Die Zeit sei für alle Einzelhändler schlimm gewesen, sagt Vera Kopitetzki, Geschäftsführerin von „Bääähm – Die Kinderschuhprofis“ am Biesenkamp. Diejenigen, die ihre Läden immer wieder schließen mussten, hätten das unangenehme Gefühl gehabt, nicht „systemrelevant“ zu sein. „Ich gehöre immerhin zu den Glücklichen, die die meiste Zeit geöffnet haben durften.“ Wenn auch in eingeschränkter Form: „Wir haben viel mit geplanten Terminen gearbeitet. Das bieten wir heute immer noch an.“ Auch Kopitetzki beantragte im Frühjahr 2020 die Soforthilfe. „Das ging ziemlich einfach.

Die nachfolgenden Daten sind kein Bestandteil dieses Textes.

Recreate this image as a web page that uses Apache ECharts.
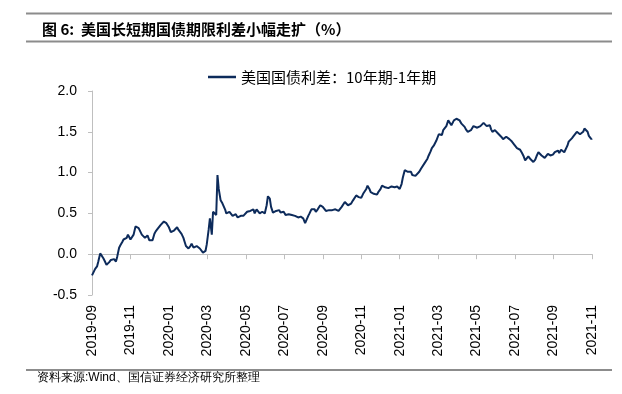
<!DOCTYPE html>
<html><head><meta charset="utf-8">
<script src="https://cdn.jsdelivr.net/npm/echarts@6/dist/echarts.min.js"></script>
<style>html,body{margin:0;padding:0;background:#fff}#c{width:622px;height:394px}</style>
</head><body><div id="c"></div>
<script>
const titleText = '图 6:  美国长短期国债期限利差小幅走扩（%）';
const sourceText = '资料来源:Wind、国信证券经济研究所整理';
const seriesName = '美国国债利差：10年期-1年期';
const startDate = '2019-09-01';
const endDate = '2021-11-02';
const xTickLabels = ['2019-09','2019-11','2020-01','2020-03','2020-05','2020-07','2020-09','2020-11','2021-01','2021-03','2021-05','2021-07','2021-09','2021-11'];
const xTickStepDays = 61;
const yMin = -0.5, yMax = 2.0, yStep = 0.5;

const dates = [
 '2019-09-01','2019-09-04','2019-09-06','2019-09-09','2019-09-11','2019-09-14','2019-09-16','2019-09-19','2019-09-21','2019-09-24','2019-09-26','2019-09-28',
 '2019-10-01','2019-10-04','2019-10-06','2019-10-09','2019-10-11','2019-10-14','2019-10-16','2019-10-19','2019-10-21','2019-10-24','2019-10-26','2019-10-28',
 '2019-11-01','2019-11-04','2019-11-06','2019-11-09','2019-11-11','2019-11-14','2019-11-16','2019-11-19','2019-11-21','2019-11-24','2019-11-26','2019-11-28',
 '2019-12-01','2019-12-04','2019-12-06','2019-12-09','2019-12-11','2019-12-14','2019-12-16','2019-12-19','2019-12-21','2019-12-24','2019-12-26','2019-12-28',
 '2020-01-01','2020-01-04','2020-01-06','2020-01-09','2020-01-11','2020-01-14','2020-01-16','2020-01-19','2020-01-21','2020-01-24','2020-01-26','2020-01-28',
 '2020-02-01','2020-02-04','2020-02-06','2020-02-09','2020-02-11','2020-02-14','2020-02-16','2020-02-19','2020-02-21','2020-02-24','2020-02-26','2020-02-28',
 '2020-03-01','2020-03-04','2020-03-06','2020-03-09','2020-03-11','2020-03-13','2020-03-16','2020-03-18','2020-03-20','2020-03-23','2020-03-26','2020-03-30',
 '2020-04-01','2020-04-04','2020-04-06','2020-04-09','2020-04-11','2020-04-14','2020-04-16','2020-04-19','2020-04-21','2020-04-24','2020-04-26','2020-04-28',
 '2020-05-01','2020-05-04','2020-05-06','2020-05-09','2020-05-11','2020-05-14','2020-05-16','2020-05-19','2020-05-21','2020-05-24','2020-05-26','2020-05-28',
 '2020-06-01','2020-06-04','2020-06-06','2020-06-09','2020-06-11','2020-06-14','2020-06-16','2020-06-19','2020-06-21','2020-06-24','2020-06-26','2020-06-28',
 '2020-07-01','2020-07-04','2020-07-06','2020-07-09','2020-07-11','2020-07-14','2020-07-16','2020-07-19','2020-07-21','2020-07-24','2020-07-26','2020-07-28',
 '2020-08-01','2020-08-04','2020-08-06','2020-08-09','2020-08-11','2020-08-14','2020-08-16','2020-08-19','2020-08-21','2020-08-24','2020-08-26','2020-08-28',
 '2020-09-01','2020-09-04','2020-09-06','2020-09-09','2020-09-11','2020-09-14','2020-09-16','2020-09-19','2020-09-21','2020-09-24','2020-09-26','2020-09-28',
 '2020-10-01','2020-10-04','2020-10-06','2020-10-09','2020-10-11','2020-10-14','2020-10-16','2020-10-19','2020-10-21','2020-10-24','2020-10-26','2020-10-28',
 '2020-11-01','2020-11-04','2020-11-06','2020-11-09','2020-11-11','2020-11-14','2020-11-16','2020-11-19','2020-11-21','2020-11-24','2020-11-26','2020-11-28',
 '2020-12-01','2020-12-04','2020-12-06','2020-12-09','2020-12-11','2020-12-14','2020-12-16','2020-12-19','2020-12-21','2020-12-24','2020-12-26','2020-12-28',
 '2021-01-01','2021-01-04','2021-01-06','2021-01-09','2021-01-11','2021-01-14','2021-01-16','2021-01-19','2021-01-21','2021-01-24','2021-01-26','2021-01-28',
 '2021-02-01','2021-02-04','2021-02-06','2021-02-09','2021-02-11','2021-02-14','2021-02-16','2021-02-19','2021-02-21','2021-02-24','2021-02-26','2021-02-28',
 '2021-03-01','2021-03-04','2021-03-06','2021-03-09','2021-03-11','2021-03-14','2021-03-16','2021-03-19','2021-03-21','2021-03-24','2021-03-26','2021-03-28',
 '2021-04-01','2021-04-04','2021-04-06','2021-04-09','2021-04-11','2021-04-14','2021-04-16','2021-04-19','2021-04-21','2021-04-24','2021-04-26','2021-04-28',
 '2021-05-01','2021-05-04','2021-05-06','2021-05-09','2021-05-11','2021-05-14','2021-05-16','2021-05-19','2021-05-21','2021-05-24','2021-05-26','2021-05-28',
 '2021-06-01','2021-06-04','2021-06-06','2021-06-09','2021-06-11','2021-06-14','2021-06-16','2021-06-19','2021-06-21','2021-06-24','2021-06-26','2021-06-28',
 '2021-07-01','2021-07-04','2021-07-06','2021-07-09','2021-07-11','2021-07-14','2021-07-16','2021-07-19','2021-07-21','2021-07-24','2021-07-26','2021-07-28',
 '2021-08-01','2021-08-04','2021-08-06','2021-08-09','2021-08-11','2021-08-14','2021-08-16','2021-08-19','2021-08-21','2021-08-24','2021-08-26','2021-08-28',
 '2021-09-01','2021-09-04','2021-09-06','2021-09-09','2021-09-11','2021-09-14','2021-09-16','2021-09-19','2021-09-21','2021-09-24','2021-09-26','2021-09-28',
 '2021-10-01','2021-10-04','2021-10-06','2021-10-09','2021-10-11','2021-10-14','2021-10-16','2021-10-19','2021-10-21','2021-10-24','2021-10-26','2021-10-28',
 '2021-11-01','2021-11-02'
];
const spread = [
 -0.26,-0.24,-0.18,-0.15,-0.09,0.01,0.00,-0.05,-0.08,-0.13,-0.12,-0.10,
 -0.07,-0.07,-0.06,-0.09,-0.03,0.08,0.11,0.15,0.18,0.20,0.20,0.24,
 0.18,0.20,0.24,0.34,0.35,0.32,0.31,0.24,0.22,0.20,0.21,0.23,
 0.17,0.15,0.17,0.25,0.28,0.31,0.32,0.36,0.38,0.40,0.39,0.38,
 0.33,0.27,0.26,0.29,0.30,0.33,0.30,0.28,0.25,0.20,0.15,0.10,
 0.07,0.10,0.13,0.08,0.09,0.10,0.11,0.07,0.06,0.02,0.02,0.04,
 0.12,0.30,0.44,0.24,0.52,0.50,0.48,0.97,0.80,0.66,0.62,0.55,
 0.50,0.49,0.52,0.53,0.47,0.49,0.49,0.45,0.43,0.47,0.46,0.47,
 0.48,0.52,0.53,0.53,0.55,0.55,0.50,0.55,0.53,0.50,0.50,0.52,
 0.50,0.60,0.71,0.68,0.58,0.51,0.52,0.53,0.53,0.54,0.51,0.50,
 0.52,0.48,0.48,0.49,0.49,0.48,0.47,0.47,0.47,0.45,0.45,0.46,
 0.44,0.38,0.40,0.47,0.50,0.55,0.57,0.55,0.52,0.55,0.57,0.60,
 0.58,0.57,0.53,0.53,0.54,0.55,0.54,0.56,0.55,0.55,0.53,0.53,
 0.58,0.60,0.64,0.65,0.60,0.60,0.62,0.66,0.65,0.72,0.71,0.70,
 0.69,0.74,0.75,0.80,0.84,0.80,0.76,0.77,0.74,0.72,0.73,0.76,
 0.79,0.84,0.83,0.82,0.80,0.81,0.81,0.83,0.82,0.82,0.81,0.83,
 0.80,0.86,0.94,1.03,1.03,1.01,1.00,1.01,0.97,0.96,0.96,0.94,
 1.01,1.05,1.07,1.11,1.12,1.17,1.21,1.26,1.30,1.33,1.36,1.39,
 1.41,1.47,1.47,1.46,1.52,1.54,1.57,1.64,1.64,1.58,1.60,1.64,
 1.66,1.66,1.64,1.60,1.61,1.56,1.53,1.50,1.50,1.52,1.53,1.57,
 1.58,1.55,1.55,1.57,1.58,1.61,1.59,1.57,1.58,1.58,1.53,1.50,
 1.52,1.52,1.48,1.46,1.44,1.41,1.43,1.44,1.42,1.41,1.42,1.38,
 1.35,1.36,1.30,1.28,1.28,1.24,1.21,1.15,1.17,1.20,1.18,1.16,
 1.13,1.16,1.20,1.25,1.25,1.21,1.20,1.18,1.19,1.23,1.23,1.21,
 1.22,1.25,1.26,1.27,1.24,1.28,1.26,1.25,1.27,1.33,1.38,1.40,
 1.42,1.45,1.47,1.50,1.48,1.47,1.47,1.50,1.54,1.54,1.50,1.45,
 1.41,1.42
];

const DAY = 86400000;
const t0 = Date.parse(startDate);
const dayIndex = d => Math.round((Date.parse(d) - t0) / DAY);
const seriesData = dates.map((d, i) => [dayIndex(d), spread[i]]);
const xMax = dayIndex(endDate);

const chart = echarts.init(document.getElementById('c'), null, {renderer: 'canvas'});
const latin = 'Liberation Sans, Arial, sans-serif';
const cjk = 'Noto Sans CJK SC, sans-serif';
const axisGray = '#bfbfbf';
const xLabelFmt = v => xTickLabels[Math.round(v / xTickStepDays)] || '';

chart.setOption({
  animation: false,
  backgroundColor: '#fff',
  title: {
    text: titleText, left: 37, top: 17,
    textStyle: {fontSize: 15, fontWeight: 'bold', color: '#000', fontFamily: cjk}
  },
  graphic: [
    {type: 'line', shape: {x1: 26, y1: 13.5, x2: 612, y2: 13.5}, style: {stroke: '#8c8c8c', lineWidth: 2}},
    {type: 'line', shape: {x1: 26, y1: 41.5, x2: 612, y2: 41.5}, style: {stroke: '#8c8c8c', lineWidth: 2}},
    {type: 'line', shape: {x1: 26, y1: 370, x2: 612, y2: 370}, style: {stroke: '#8c8c8c', lineWidth: 2}},
    {type: 'text', left: 37, top: 372, style: {text: sourceText, fontSize: 12, fill: '#000', font: '12px ' + cjk}}
  ],
  legend: {
    left: 203, top: 64, icon: 'rect', itemWidth: 28, itemHeight: 2.5,
    textStyle: {fontSize: 15, color: '#000', fontFamily: cjk, lineHeight: 16},
    data: [seriesName]
  },
  grid: {left: 92, width: 500, top: 91, bottom: 99, containLabel: false},
  xAxis: [
    {
      type: 'value', min: 0, max: xMax, interval: xTickStepDays, position: 'bottom',
      axisLine: {show: true, onZero: true, lineStyle: {color: axisGray, width: 1}},
      axisTick: {show: true, length: 5, lineStyle: {color: axisGray}},
      axisLabel: {show: false}, splitLine: {show: false}
    },
    {
      type: 'value', min: 0, max: xMax, interval: xTickStepDays, position: 'bottom',
      axisLine: {show: false, onZero: false}, axisTick: {show: false}, splitLine: {show: false},
      axisLabel: {show: true, rotate: 90, margin: 10, fontSize: 14, color: '#000', fontFamily: latin, formatter: xLabelFmt}
    }
  ],
  yAxis: {
    type: 'value', min: yMin, max: yMax, interval: yStep,
    axisLine: {show: true, lineStyle: {color: axisGray, width: 1}},
    axisTick: {show: true, length: 4, lineStyle: {color: axisGray}},
    axisLabel: {fontSize: 14, color: '#000', fontFamily: latin, margin: 15, formatter: v => v.toFixed(1)},
    splitLine: {show: false}
  },
  series: [{
    name: seriesName, type: 'line', xAxisIndex: 0, data: seriesData, symbol: 'none',
    lineStyle: {color: '#0d2b5b', width: 2}, itemStyle: {color: '#0d2b5b'}
  }]
});
</script></body></html>
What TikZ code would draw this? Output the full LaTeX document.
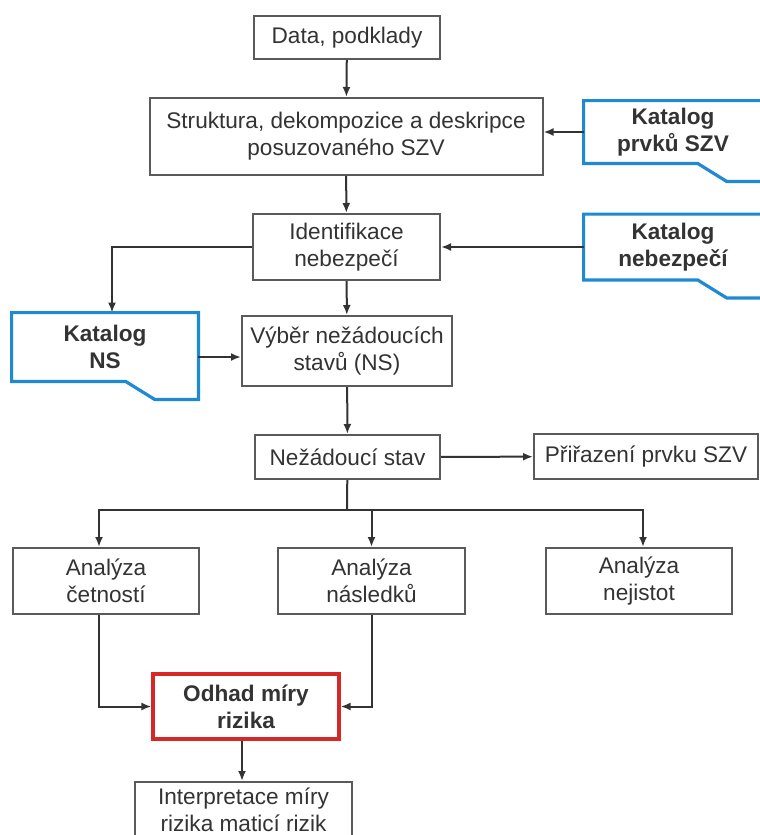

Bis Ende 2023 musste ich nun 7000 Euro davon zurückzahlen.“ Das wäre auch in Raten möglich gewesen. „Aber ich wollte das aus dem Kopf haben.“ Mit dem Antrag auf Kurzarbeitergeld in ihrem Geschäft habe sie einigen Ärger gehabt. „Das musste man Begründen, Urlaubstabellen einreichen und so weiter.“

„Rückzahlung ist gerecht“

„Die ersten Hilfen kamen sehr zügig. Und das war sehr wichtig – denn man wusste überhaupt nicht, wo die Reise hingeht“, erinnert sich Roland Sümpelmann. Er ist Inhaber des Geschäfts Foto Sümpelmann in Ickern. Erst danach habe die Diskussion über die Zurückzahlung stattgefunden. Bis auf etwa 3000 Euro musste Sümpelmann die gesamte Soforthilfe zurückzahlen. „Die Erwartungen waren vielleicht höher. Aber unter dem Strich hat es funktioniert.“ Das Kurzarbeitergeld habe dabei geholfen. „Anfangs mussten wir zwischenzeitlich schließen. Bei uns waren die Regeln etwas unklar, wegen des gemischten Sortiments. Viele Geschäfte mussten zu machen, einige Handwerker weitermachen. Und zu uns gehört beides ein bisschen.“

„Ich bin zufrieden damit, wie es abgelaufen ist“, sagt ein Gastronom von der Lange Straße in Habinghorst. Er möchte nicht namentlich genannt werden. In dieser Zeit hätten er und die Kollegen gelernt, das Geschäft „außer Haus“ zu verbessern. Dass er den Großteil der Soforthilfe zurückzahlen muss, findet er gerecht. „Uns wurde geholfen, jetzt können wir das ausgleichen.“

Soforthilfe-Rückzahlung umstritten

Vielerorts wird in Deutschland gegen die Rückzahlung der Corona-Hilfen geklagt. Allein in Baden-Württemberg gehen laut Recherchen des SWR zurzeit rund 1400 Unternehmen und Selbstständige gerichtlich dagegen vor. Bis Ende 2024 seien insgesamt acht Rückforderungsbescheide in erster Instanz aufgehoben worden. Diese Entscheidungen seien aber noch nicht rechtskräftig.